Integridad, firmeza y seguridad en sí misma son las virtudes con las que Thatcher pasará a la Historia. |
Foto para que otras la envidien, James Dean parece pasárselo de miedo con Sara, y se afirma que la manchega estuvo a punto de montar en aquel Porsche aquel día fatal. |
Eran casi de la misma quinta y, aunque separadas en casi
todo, Thatcher y Montiel coincidieron en vida en algo esencial: una
personalidad potentísima. En realidad poco tenían que ver la una con la otra en
aspectos como formación, inquietudes y deseos, preferencias y, por supuesto, en belleza.
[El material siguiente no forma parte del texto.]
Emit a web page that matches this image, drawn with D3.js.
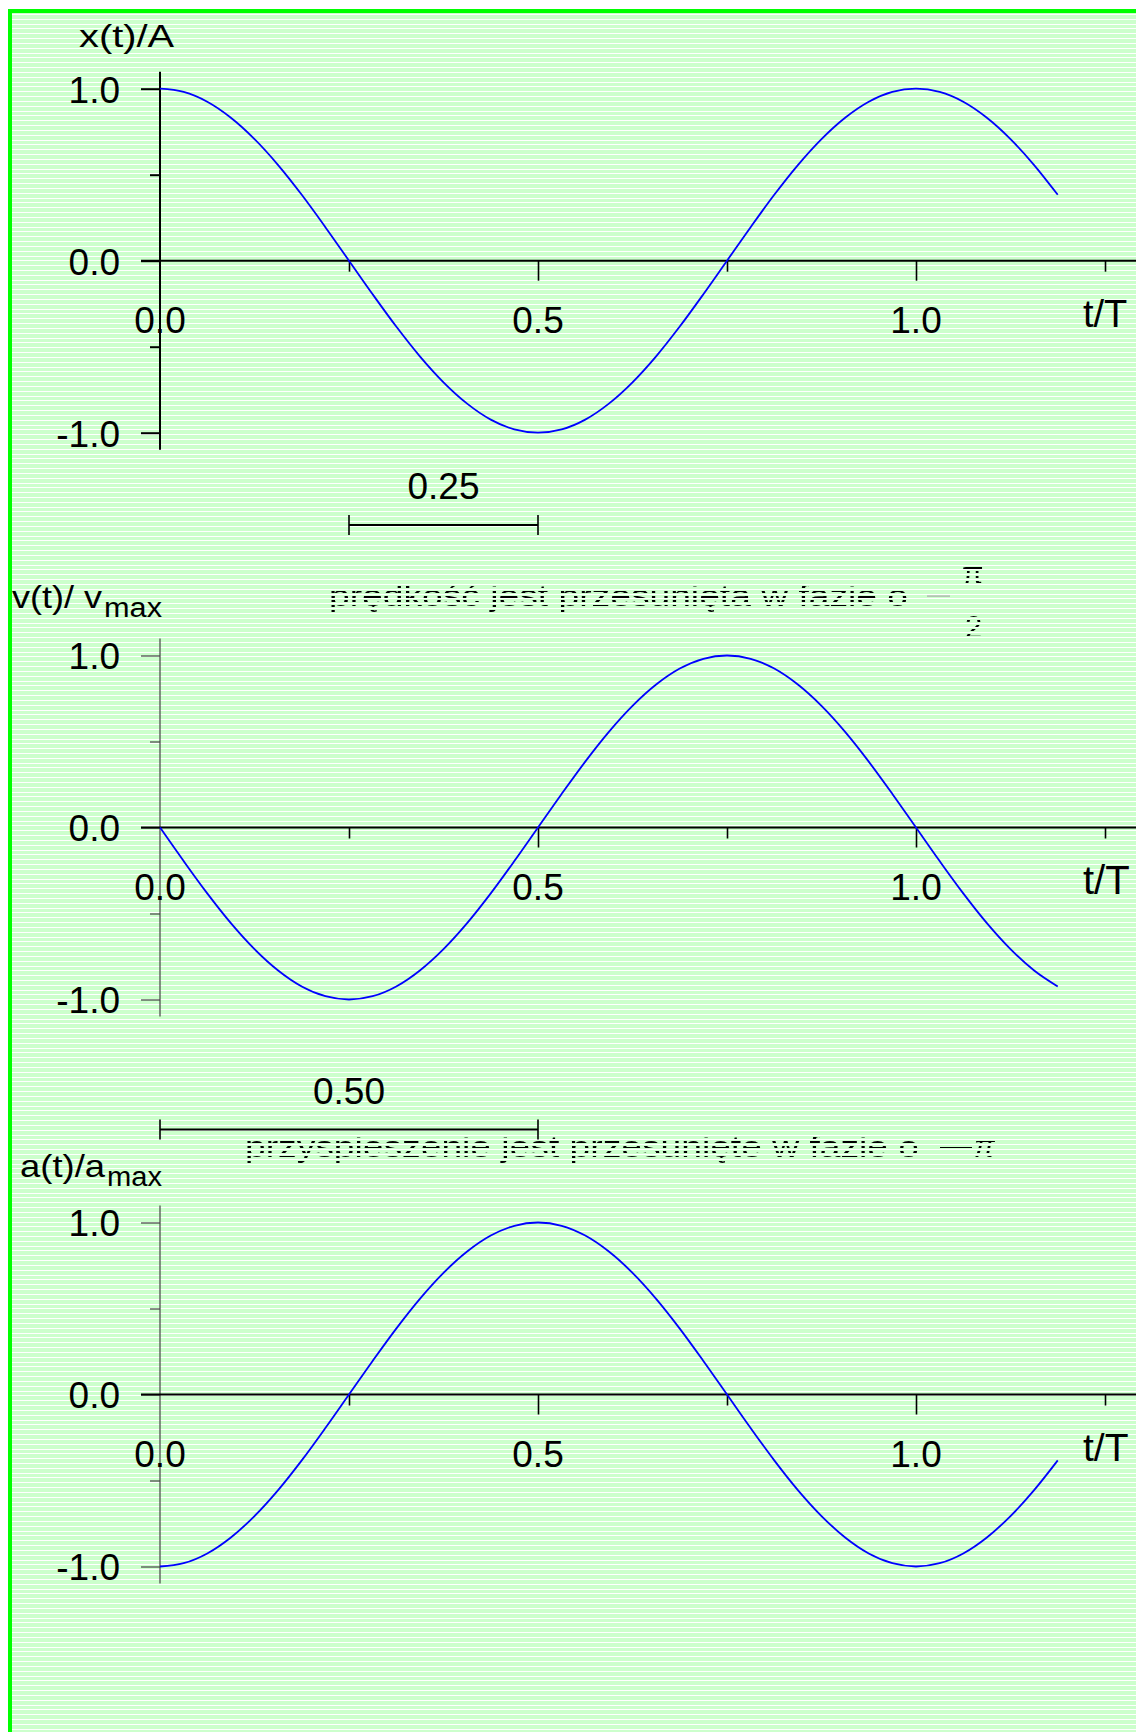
<!DOCTYPE html>
<html>
<head>
<meta charset="utf-8">
<script src="https://cdn.jsdelivr.net/npm/d3@7/dist/d3.min.js"></script>
<style>
  html, body { margin: 0; padding: 0; background: #ffffff; }
  svg { display: block; }
  text { font-family: "Liberation Sans", Arial, sans-serif; }
</style>
</head>
<body>
<script>
// ---------- data ----------
const tValues = [0, 0.03125, 0.0625, 0.09375, 0.125, 0.15625, 0.1875, 0.21875, 0.25, 0.28125,
                 0.3125, 0.34375, 0.375, 0.40625, 0.4375, 0.46875, 0.5, 0.53125, 0.5625, 0.59375,
                 0.625, 0.65625, 0.6875, 0.71875, 0.75, 0.78125, 0.8125, 0.84375, 0.875, 0.90625,
                 0.9375, 0.96875, 1.0, 1.03125, 1.0625, 1.09375, 1.125, 1.15625, 1.1875];
const xValues = [1, 0.981, 0.924, 0.831, 0.707, 0.556, 0.383, 0.195, 0, -0.195,
                 -0.383, -0.556, -0.707, -0.831, -0.924, -0.981, -1, -0.981, -0.924, -0.831,
                 -0.707, -0.556, -0.383, -0.195, 0, 0.195, 0.383, 0.556, 0.707, 0.831,
                 0.924, 0.981, 1, 0.981, 0.924, 0.831, 0.707, 0.556, 0.383];
const vValues = [0, -0.195, -0.383, -0.556, -0.707, -0.831, -0.924, -0.981, -1, -0.981,
                 -0.924, -0.831, -0.707, -0.556, -0.383, -0.195, 0, 0.195, 0.383, 0.556,
                 0.707, 0.831, 0.924, 0.981, 1, 0.981, 0.924, 0.831, 0.707, 0.556,
                 0.383, 0.195, 0, -0.195, -0.383, -0.556, -0.707, -0.831, -0.924];
const aValues = [-1, -0.981, -0.924, -0.831, -0.707, -0.556, -0.383, -0.195, 0, 0.195,
                 0.383, 0.556, 0.707, 0.831, 0.924, 0.981, 1, 0.981, 0.924, 0.831,
                 0.707, 0.556, 0.383, 0.195, 0, -0.195, -0.383, -0.556, -0.707, -0.831,
                 -0.924, -0.981, -1, -0.981, -0.924, -0.831, -0.707, -0.556, -0.383];

const yMajorTicks = [-1, 0, 1];
const yMinorTicks = [-0.5, 0.5];
const xMajorTicks = [0.5, 1.0];
const xMinorTicks = [0.25, 0.75, 1.25];
const xLabelValues = [0, 0.5, 1.0];
const xLabelTexts = ["0.0", "0.5", "1.0"];
const xAxisTitle = "t/T";

const titleMain = ["x(t)/A", "v(t)/ v", "a(t)/a"];
const titleSub = ["", "max", "max"];

const bracketFrom = [0.25, 0.0];
const bracketTo = [0.5, 0.5];
const bracketLabels = ["0.25", "0.50"];

const note1 = "prędkość jest przesunięta w fazie o";
const note2 = "przyspieszenie jest przesunięte w fazie o";

// ---------- layout ----------
const W = 1136, H = 1732;
const svg = d3.select("body").append("svg").attr("width", W).attr("height", H);
const defs = svg.append("defs");

// background
svg.append("rect").attr("x", 8).attr("y", 9).attr("width", W - 8).attr("height", H - 9).attr("fill", "#00ff00");
svg.append("rect").attr("x", 12).attr("y", 13).attr("width", W - 12).attr("height", H - 13).attr("fill", "#ccffcc");
const stripeY = d3.range(0, 360).map(i => Math.round(14 + i * 4.83)).filter(y => y < H);
svg.append("g").selectAll("rect").data(stripeY).join("rect")
  .attr("x", 12).attr("y", d => d).attr("width", W - 12).attr("height", 1).attr("fill", "#ffffff");

// mask for the dotted annotation text
const mask = defs.append("mask").attr("id", "rows").attr("maskUnits", "userSpaceOnUse")
  .attr("x", 0).attr("y", 0).attr("width", W).attr("height", H);
mask.selectAll("rect").data(stripeY).join("rect")
  .attr("x", 0).attr("y", d => d + 2).attr("width", W).attr("height", 2).attr("fill", "#fff");

const x = d3.scaleLinear().domain([0, 1.25]).range([160, 1105]);

const panels = [
  { zero: 260.7, values: xValues, axisW: 2, axisC: "#000", titleY: 47, titleX: 79, titleLen: 95, subX: 0, subLen: 0, tY: 327, tSize: 38 },
  { zero: 827.5, values: vValues, axisW: 1.2, axisC: "#444", titleY: 608, titleX: 12, titleLen: 90, subX: 104, subLen: 58, tY: 894, tSize: 40 },
  { zero: 1394.5, values: aValues, axisW: 1.2, axisC: "#444", titleY: 1177, titleX: 20, titleLen: 85, subX: 107, subLen: 55, tY: 1461, tSize: 39 }
];

panels.forEach((p, i) => {
  const y = d3.scaleLinear().domain([-1, 1]).range([p.zero + 172, p.zero - 172]);
  const g = svg.append("g");

  // y axis line
  g.append("line").attr("x1", x(0)).attr("x2", x(0))
    .attr("y1", y(1) - 17).attr("y2", y(-1) + 17)
    .attr("stroke", p.axisC).attr("stroke-width", p.axisW);

  const yMajor = d3.axisLeft(y).tickValues(yMajorTicks).tickSize(19).tickPadding(21)
    .tickFormat(d => d.toFixed(1));
  const ga = g.append("g").attr("transform", `translate(${x(0)},0)`).call(yMajor);
  ga.select(".domain").remove();
  ga.selectAll(".tick line").attr("stroke", p.axisC).attr("stroke-width", p.axisW);
  ga.selectAll(".tick text").attr("fill", "#000").style("font-size", "37px")
    .style("font-family", "'Liberation Sans', Arial, sans-serif").attr("dy", "0.36em");

  const yMinor = d3.axisLeft(y).tickValues(yMinorTicks).tickSize(10).tickFormat("");
  const gm = g.append("g").attr("transform", `translate(${x(0)},0)`).call(yMinor);
  gm.select(".domain").remove();
  gm.selectAll(".tick line").attr("stroke", p.axisC).attr("stroke-width", p.axisW);

  // x axis (zero line)
  g.append("line").attr("x1", 141).attr("x2", W)
    .attr("y1", y(0)).attr("y2", y(0)).attr("stroke", "#000").attr("stroke-width", 2);

  const xMaj = d3.axisBottom(x).tickValues(xMajorTicks).tickSize(20).tickFormat("");
  const gx = g.append("g").attr("transform", `translate(0,${y(0)})`).call(xMaj);
  gx.select(".domain").remove();
  gx.selectAll(".tick line").attr("stroke", "#000").attr("stroke-width", 1.6);

  const xMin = d3.axisBottom(x).tickValues(xMinorTicks).tickSize(11).tickFormat("");
  const gx2 = g.append("g").attr("transform", `translate(0,${y(0)})`).call(xMin);
  gx2.select(".domain").remove();
  gx2.selectAll(".tick line").attr("stroke", "#000").attr("stroke-width", 1.6);

  g.append("g").selectAll("text").data(xLabelValues).join("text")
    .attr("x", d => x(d)).attr("y", y(0) + 72)
    .attr("text-anchor", "middle").style("font-size", "37px").attr("fill", "#000")
    .text((d, k) => xLabelTexts[k]);

  g.append("text").attr("x", 1083).attr("y", p.tY).style("font-size", p.tSize + "px")
    .attr("fill", "#000").text(xAxisTitle);

  // title
  g.append("text").attr("x", p.titleX).attr("y", p.titleY).style("font-size", "32px")
    .attr("fill", "#000").attr("textLength", p.titleLen).attr("lengthAdjust", "spacingAndGlyphs")
    .text(titleMain[i]);
  if (titleSub[i]) {
    g.append("text").attr("x", p.subX).attr("y", p.titleY + 9).style("font-size", "27px")
      .attr("fill", "#000").attr("textLength", p.subLen).attr("lengthAdjust", "spacingAndGlyphs")
      .text(titleSub[i]);
  }

  // curve
  const pts = tValues.map((t, k) => ({ t: t, v: p.values[k] }));
  const line = d3.line().x(d => x(d.t)).y(d => y(d.v)).curve(d3.curveMonotoneX);
  g.append("path").datum(pts).attr("d", line)
    .attr("fill", "none").attr("stroke", "#0000ff").attr("stroke-width", 1.8);
});

// brackets
const bracketLineY = [525, 1129.5];
const bracketTextY = [499, 1104];
bracketLabels.forEach((lab, i) => {
  const g = svg.append("g");
  const x1 = x(bracketFrom[i]), x2 = x(bracketTo[i]), yy = bracketLineY[i];
  g.append("line").attr("x1", x1).attr("x2", x2).attr("y1", yy).attr("y2", yy)
    .attr("stroke", "#000").attr("stroke-width", 2);
  [x1, x2].forEach(xx => g.append("line").attr("x1", xx).attr("x2", xx)
    .attr("y1", yy - 10).attr("y2", yy + 10).attr("stroke", "#000").attr("stroke-width", 1.6));
  g.append("text").attr("x", (x1 + x2) / 2).attr("y", bracketTextY[i])
    .attr("text-anchor", "middle").style("font-size", "37px").attr("fill", "#000").text(lab);
});

// annotations (dotted look)
const ann = svg.append("g").attr("mask", "url(#rows)").attr("fill", "#000");
ann.append("text").attr("x", 329).attr("y", 606).style("font-size", "30px")
  .attr("textLength", 579).attr("lengthAdjust", "spacingAndGlyphs").text(note1);
ann.append("text").attr("x", 962).attr("y", 584).style("font-size", "31px").text("π");
ann.append("text").attr("x", 965).attr("y", 638).style("font-size", "31px").text("2");
ann.append("text").attr("x", 245).attr("y", 1157).style("font-size", "30px")
  .attr("textLength", 674).attr("lengthAdjust", "spacingAndGlyphs").text(note2);
ann.append("rect").attr("x", 940).attr("y", 1147).attr("width", 32).attr("height", 3);
ann.append("text").attr("x", 974).attr("y", 1157).style("font-size", "31px").style("font-style", "italic").text("π");

// solid grey minus for the first annotation
svg.append("rect").attr("x", 927).attr("y", 595.5).attr("width", 23).attr("height", 1.2).attr("fill", "#aaa");
</script>
</body>
</html>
Sin
embargo, esas dos mujeres que se fueron casi de la mano estaban muy cerca en
cuanto a las ganas e ilusiones derrochadas para conseguir lo que se
propusieron.
La Thatcher entró en algo tan masculino en aquel momento
como la política con apenas 30 años alcanzando su primer cargo con sólo 34, y
eso aun en la década de los cincuenta del siglo pasado, época en la que era
absolutamente insólito que las mujeres salieran de la cocina (salvo como
enfermeras o maestras). Pero esta señora, la fortaleza y el aplomo
personificados, no se detuvo un segundo en pensar que estaba abriendo camino,
sino que una década más tarde ya era ministra y un lustro después mandaba en el
partido conservador (los ‘torys’), convirtiéndose en la persona más poderosa de
Inglaterra. Su actuación a partir de entonces es discutible y, como casi todos
los mortales, muestra claros y oscuros. Pero lo que es absolutamente
incuestionable es que tomó decisiones (buenas o malas) pensando exclusivamente
en su obligación, y que llevó a término esas decisiones con una fortaleza,
valentía y convencimiento verdaderamente asombrosos; recibió críticas razonadas
e insultos desaforados, parabienes y elogios de sus partidarios y aliados y
atentados de sus enemigos y detractores. Ni unas cosas ni las otras le hicieron
variar su rumbo ni un milímetro. Acertada o equivocada (sin entrar a valorar
sus posturas e ideas), siempre demostró ser una persona íntegra, de una pieza,
sin dobleces, fuerte e inamovible como una roca, y apoyada en sus graníticas convicciones
y en la legitimidad democrática se enfrentó a los poderosos sindicatos
británicos y a los dictadores argentinos venciendo en ambas contiendas, de hecho,
la caída definitiva del tiránico régimen de la junta militar se inicia cuando
ella recoge el guante y les acepta el reto de las Malvinas (sin juzgar esta
evidente muestra de colonialismo inglés); en fin que no le temblaba el pulso ni
se le corría el rimel si había que optar por posturas de fuerza. Muchas otras
de sus resoluciones resultaron trascendentales en el devenir de la segunda
mitrad del siglo pasado, algunas claramente acertadas (el entendimiento con
Gorbachov y su perestroika) y otras más que dudosas (el apoyo al dictador
chileno Pinochet, quien se había puesto de su parte en el asunto Malvinas). La
Thatcher siempre actuó con mano de hierro en guante de hierro al servicio de un
único objetivo: el beneficio de su país. Muchos otros con mejores intenciones
se quedaron siempre a medias por falta de eso que a ella le sobraba: arrestos,
riñones.
Sara Montiel (María Antonia Abad Fernández) también fue una
mujer decidida, pero de otro modo. Y es que había que ser especial para que una
joven manchega de Campo de Criptana se pusiera el mundo por montera y se
largase a Hollywood en aquellos años cincuenta del siglo XX en España, cuando
aquello de ‘Jolibud’ era Babilonia y los Estados Unidos la meca del pecado
(recuérdese el discurso del cura en la imprescindible película ‘Bienvenido Mr.
Marshall’); y allí se codeó con los más legendarios astros del cine; por
cierto, en lo más duro de la guerra fría, en 1965, tuvo los bemoles de irse a
actuar al ‘infierno’, o sea, la Unión Soviética. En realidad nunca fue ni gran
actriz ni gran cantante, pero eso jamás le preocupó, pues sabía que todo el
mundo la tenía por lo que era, una gran estrella. Fue su actitud ante la vida,
a la que miró siempre de cara y con decisión, la que la mantuvo en ese lugar al
que sólo acceden los que, sin que se sepa muy bien por qué, cuentan con la
merced incondicional del público. ¡Cómo le hubiera gustado a la Montiel
contemplar su funeral, escuchar los aplausos y observar el cariño y las
lágrimas sinceras de la gente al paso del cortejo!
Sin la menor duda fueron dos mujeres bien plantadas, con
distinta raíz pero con igual fortaleza, pues las dos alcanzaron sus metas sin
tener idea de paridad. Eso sí, una era de una belleza deslumbrante y llena de
encanto, atractivo, gracia, y la otra no.